THE PROBLEM: The listing below must be repeated word for word, with its images excluded.
• • • •
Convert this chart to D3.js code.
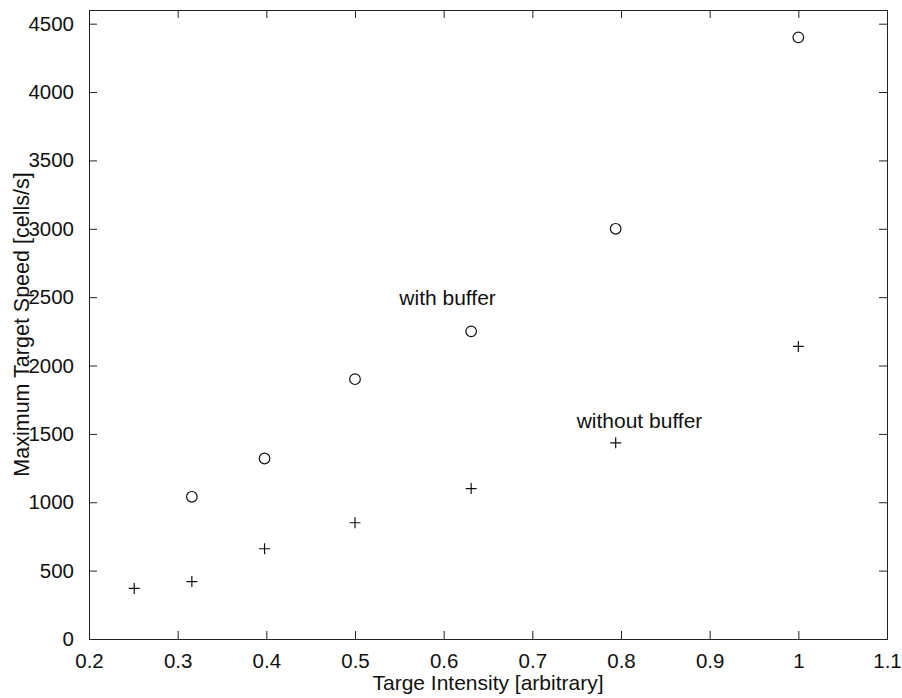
<!DOCTYPE html>
<html>
<head>
<meta charset="utf-8">
<script src="https://cdn.jsdelivr.net/npm/d3@7"></script>
<style>
  html, body { margin: 0; padding: 0; background: #fff; }
  svg { display: block; }
  text { font-family: "Liberation Sans", Arial, Helvetica, sans-serif; fill: #111; }
</style>
</head>
<body>
<svg id="chart" width="902" height="698"></svg>
<script>
// Target intensity levels (10^-0.6 ... 10^0)
const intensity = [0.251, 0.316, 0.398, 0.5, 0.631, 0.794, 1.0];
// Maximum target speed with buffer (no run at the lowest intensity)
const withBufferX = [0.316, 0.398, 0.5, 0.631, 0.794, 1.0];
const withBuffer = [1040, 1320, 1900, 2250, 3000, 4400];
// Maximum target speed without buffer
const withoutBuffer = [370, 420, 660, 850, 1100, 1435, 2140];

const xTicks = [0.2, 0.3, 0.4, 0.5, 0.6, 0.7, 0.8, 0.9, 1.0, 1.1];
const yTicks = [0, 500, 1000, 1500, 2000, 2500, 3000, 3500, 4000, 4500];

// Text annotations, anchored in data units
const annotations = [
  { text: "with buffer", x: 0.55, y: 2500 },
  { text: "without buffer", x: 0.75, y: 1600 }
];

const svg = d3.select("#chart");
const plotLeft = 89, plotRight = 887, plotTop = 10, plotBottom = 639;
const tickLen = 8;

const x = d3.scaleLinear().domain([0.2, 1.1]).range([plotLeft, plotRight]);
const y = d3.scaleLinear().domain([0, 4600]).range([plotBottom, plotTop]);

const fmt = d => (Math.round(d * 10) / 10).toString();

// Bottom axis with inward ticks
const xAxis = d3.axisBottom(x).tickValues(xTicks).tickFormat(fmt)
  .tickSizeInner(-tickLen).tickSizeOuter(0).tickPadding(14);
const gx = svg.append("g").attr("transform", `translate(0,${plotBottom})`).call(xAxis);
gx.selectAll("text").style("font-size", "20.5px").attr("dy", "0.71em");

// Top axis: ticks only
const gxt = svg.append("g").attr("transform", `translate(0,${plotTop})`)
  .call(d3.axisTop(x).tickValues(xTicks).tickFormat("").tickSizeInner(-tickLen).tickSizeOuter(0));

// Left axis with inward ticks
const yAxis = d3.axisLeft(y).tickValues(yTicks).tickFormat(d => d.toString())
  .tickSizeInner(-tickLen).tickSizeOuter(0).tickPadding(15);
const gy = svg.append("g").attr("transform", `translate(${plotLeft},0)`).call(yAxis);
gy.selectAll("text").style("font-size", "20.5px");

// Right axis: ticks only
const gyr = svg.append("g").attr("transform", `translate(${plotRight},0)`)
  .call(d3.axisRight(y).tickValues(yTicks).tickFormat("").tickSizeInner(-tickLen).tickSizeOuter(0));

[gx, gxt, gy, gyr].forEach(g => {
  g.select(".domain").remove();
  g.selectAll("line").attr("stroke", "#222").attr("stroke-width", 1);
});

// Box around the plot area
svg.append("rect")
  .attr("x", plotLeft + 0.5).attr("y", plotTop + 0.5)
  .attr("width", plotRight - plotLeft).attr("height", plotBottom - plotTop)
  .attr("fill", "none").attr("stroke", "#222").attr("stroke-width", 1);

// Circles: with buffer
svg.append("g").selectAll("circle")
  .data(withBufferX.map((v, i) => [v, withBuffer[i]]))
  .join("circle")
  .attr("cx", d => x(d[0])).attr("cy", d => y(d[1]))
  .attr("r", 5.3)
  .attr("fill", "none").attr("stroke", "#111").attr("stroke-width", 1.2);

// Plus signs: without buffer
const s = 5.5;
svg.append("g").selectAll("path")
  .data(intensity.map((v, i) => [v, withoutBuffer[i]]))
  .join("path")
  .attr("d", d => {
    const cx = x(d[0]), cy = y(d[1]);
    return `M${cx - s},${cy}H${cx + s}M${cx},${cy - s}V${cy + s}`;
  })
  .attr("fill", "none").attr("stroke", "#111").attr("stroke-width", 1.2);

// Annotations
svg.append("g").selectAll("text")
  .data(annotations)
  .join("text")
  .attr("x", d => x(d.x)).attr("y", d => y(d.y))
  .attr("dy", "0.35em")
  .style("font-size", "21px")
  .text(d => d.text);

// Axis titles
svg.append("text")
  .attr("x", (plotLeft + plotRight) / 2).attr("y", 690)
  .attr("text-anchor", "middle")
  .style("font-size", "21px")
  .text("Targe Intensity [arbitrary]");

svg.append("text")
  .attr("transform", `translate(28.5,${(plotTop + plotBottom) / 2}) rotate(-90)`)
  .attr("text-anchor", "middle")
  .style("font-size", "21.5px")
  .text("Maximum Target Speed [cells/s]");
</script>
</body>
</html>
• • • •
THE SOLUTION:
Convert this chart to D3.js code.
<!DOCTYPE html>
<html>
<head>
<meta charset="utf-8">
<script src="https://cdn.jsdelivr.net/npm/d3@7"></script>
<style>
  html, body { margin: 0; padding: 0; background: #fff; }
  svg { display: block; }
  text { font-family: "Liberation Sans", Arial, Helvetica, sans-serif; fill: #111; }
</style>
</head>
<body>
<svg id="chart" width="902" height="698"></svg>
<script>
// Target intensity levels (10^-0.6 ... 10^0)
const intensity = [0.251, 0.316, 0.398, 0.5, 0.631, 0.794, 1.0];
// Maximum target speed with buffer (no run at the lowest intensity)
const withBufferX = [0.316, 0.398, 0.5, 0.631, 0.794, 1.0];
const withBuffer = [1040, 1320, 1900, 2250, 3000, 4400];
// Maximum target speed without buffer
const withoutBuffer = [370, 420, 660, 850, 1100, 1435, 2140];

const xTicks = [0.2, 0.3, 0.4, 0.5, 0.6, 0.7, 0.8, 0.9, 1.0, 1.1];
const yTicks = [0, 500, 1000, 1500, 2000, 2500, 3000, 3500, 4000, 4500];

// Text annotations, anchored in data units
const annotations = [
  { text: "with buffer", x: 0.55, y: 2500 },
  { text: "without buffer", x: 0.75, y: 1600 }
];

const svg = d3.select("#chart");
const plotLeft = 89, plotRight = 887, plotTop = 10, plotBottom = 639;
const tickLen = 8;

const x = d3.scaleLinear().domain([0.2, 1.1]).range([plotLeft, plotRight]);
const y = d3.scaleLinear().domain([0, 4600]).range([plotBottom, plotTop]);

const fmt = d => (Math.round(d * 10) / 10).toString();

// Bottom axis with inward ticks
const xAxis = d3.axisBottom(x).tickValues(xTicks).tickFormat(fmt)
  .tickSizeInner(-tickLen).tickSizeOuter(0).tickPadding(14);
const gx = svg.append("g").attr("transform", `translate(0,${plotBottom})`).call(xAxis);
gx.selectAll("text").style("font-size", "20.5px").attr("dy", "0.71em");

// Top axis: ticks only
const gxt = svg.append("g").attr("transform", `translate(0,${plotTop})`)
  .call(d3.axisTop(x).tickValues(xTicks).tickFormat("").tickSizeInner(-tickLen).tickSizeOuter(0));

// Left axis with inward ticks
const yAxis = d3.axisLeft(y).tickValues(yTicks).tickFormat(d => d.toString())
  .tickSizeInner(-tickLen).tickSizeOuter(0).tickPadding(15);
const gy = svg.append("g").attr("transform", `translate(${plotLeft},0)`).call(yAxis);
gy.selectAll("text").style("font-size", "20.5px");

// Right axis: ticks only
const gyr = svg.append("g").attr("transform", `translate(${plotRight},0)`)
  .call(d3.axisRight(y).tickValues(yTicks).tickFormat("").tickSizeInner(-tickLen).tickSizeOuter(0));

[gx, gxt, gy, gyr].forEach(g => {
  g.select(".domain").remove();
  g.selectAll("line").attr("stroke", "#222").attr("stroke-width", 1);
});

// Box around the plot area
svg.append("rect")
  .attr("x", plotLeft + 0.5).attr("y", plotTop + 0.5)
  .attr("width", plotRight - plotLeft).attr("height", plotBottom - plotTop)
  .attr("fill", "none").attr("stroke", "#222").attr("stroke-width", 1);

// Circles: with buffer
svg.append("g").selectAll("circle")
  .data(withBufferX.map((v, i) => [v, withBuffer[i]]))
  .join("circle")
  .attr("cx", d => x(d[0])).attr("cy", d => y(d[1]))
  .attr("r", 5.3)
  .attr("fill", "none").attr("stroke", "#111").attr("stroke-width", 1.2);

// Plus signs: without buffer
const s = 5.5;
svg.append("g").selectAll("path")
  .data(intensity.map((v, i) => [v, withoutBuffer[i]]))
  .join("path")
  .attr("d", d => {
    const cx = x(d[0]), cy = y(d[1]);
    return `M${cx - s},${cy}H${cx + s}M${cx},${cy - s}V${cy + s}`;
  })
  .attr("fill", "none").attr("stroke", "#111").attr("stroke-width", 1.2);

// Annotations
svg.append("g").selectAll("text")
  .data(annotations)
  .join("text")
  .attr("x", d => x(d.x)).attr("y", d => y(d.y))
  .attr("dy", "0.35em")
  .style("font-size", "21px")
  .text(d => d.text);

// Axis titles
svg.append("text")
  .attr("x", (plotLeft + plotRight) / 2).attr("y", 690)
  .attr("text-anchor", "middle")
  .style("font-size", "21px")
  .text("Targe Intensity [arbitrary]");

svg.append("text")
  .attr("transform", `translate(28.5,${(plotTop + plotBottom) / 2}) rotate(-90)`)
  .attr("text-anchor", "middle")
  .style("font-size", "21.5px")
  .text("Maximum Target Speed [cells/s]");
</script>
</body>
</html>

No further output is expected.